Time Domain Image Reconstruction for Homogenous Dielectric Objects by Dynamic Differential Evolution

• Published in: Electromagnetics Vol. 30; no. 4; pp. 309 - 323
• Main Authors: Sun, Chi-Hsien, Chiu, Chien-Ching, Li, Ching-Lieh, Huang, Chung-Hsin
• Format: Journal Article
• Language: English
• Published: Philadelphia Taylor & Francis Group 01.05.2010; Taylor & Francis Ltd
• Subjects: Cylinders; Dielectric properties; dynamic differential evolution; Dynamics; Electric fields; Electromagnetics; Evolution; finite difference time domain; Finite difference time domain method; homogenous dielectric cylinder; Image reconstruction; Mathematical models; Normal distribution; Numerical analysis; Reconstruction; Studies; sub-gridding technique; Time domain; time domain inverse scattering
• ISSN: 0272-6343; 1532-527X
• DOI: 10.1080/02726341003712491

This article presents the studies of the microwave image reconstruction of two-dimensional homogeneous dielectric cylinders that are based on the finite difference time domain method and dynamic differential evolution.
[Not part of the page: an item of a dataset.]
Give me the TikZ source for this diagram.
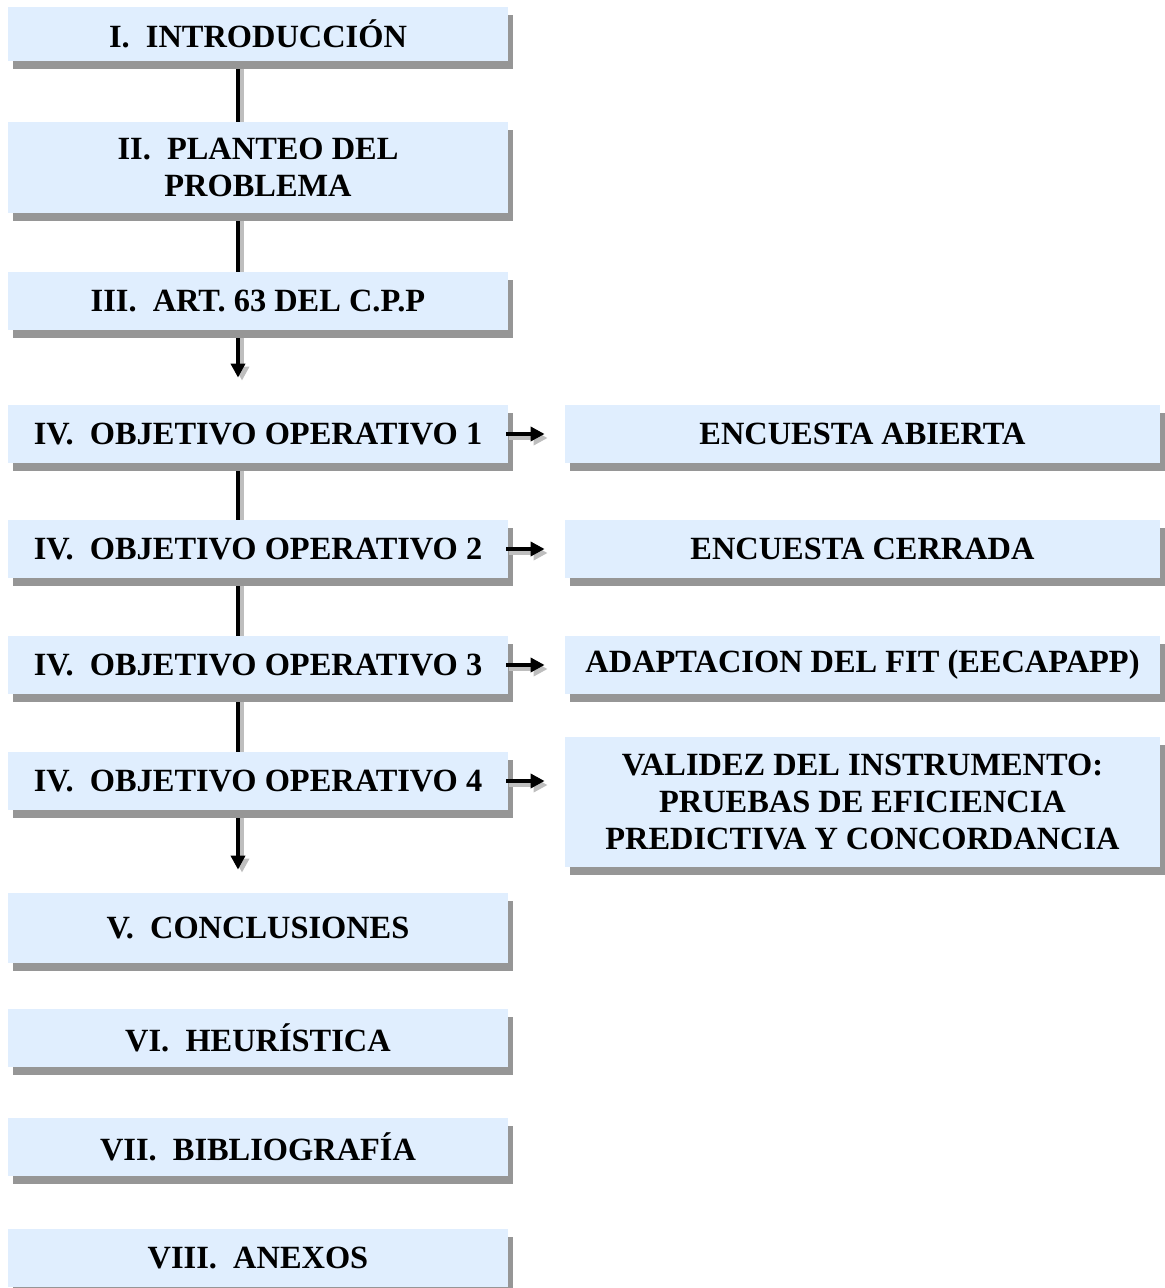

For forward scattering, the finite difference time domain method is employed to calculate the scattered E-fields; for inverse scattering, the dynamic differential evolution scheme is utilized to determine the shape, location, and permittivity of the cylindrical scatterers with an arbitrary cross-section. The subgirdding technique is implemented for the finite difference time domain code in order to more smoothly model the shape of the cylinder. In addition, in order to more effectively describe an unknown cylinder with an arbitrary cross-section during the course of searching, the closed cubic-spline expansion is adopted to represent the scatterer contour instead of the frequently used trigonometric series. Numerical results demonstrate that, even when the initial guess is far from exact, good reconstruction can be obtained. In addition, the effects of Gaussian noise on the reconstruction results are investigated. Numerical results show that even the measured scattered fields are contaminated with Gaussian noise, and dynamic differential evolution is able to yield good reconstructed quality.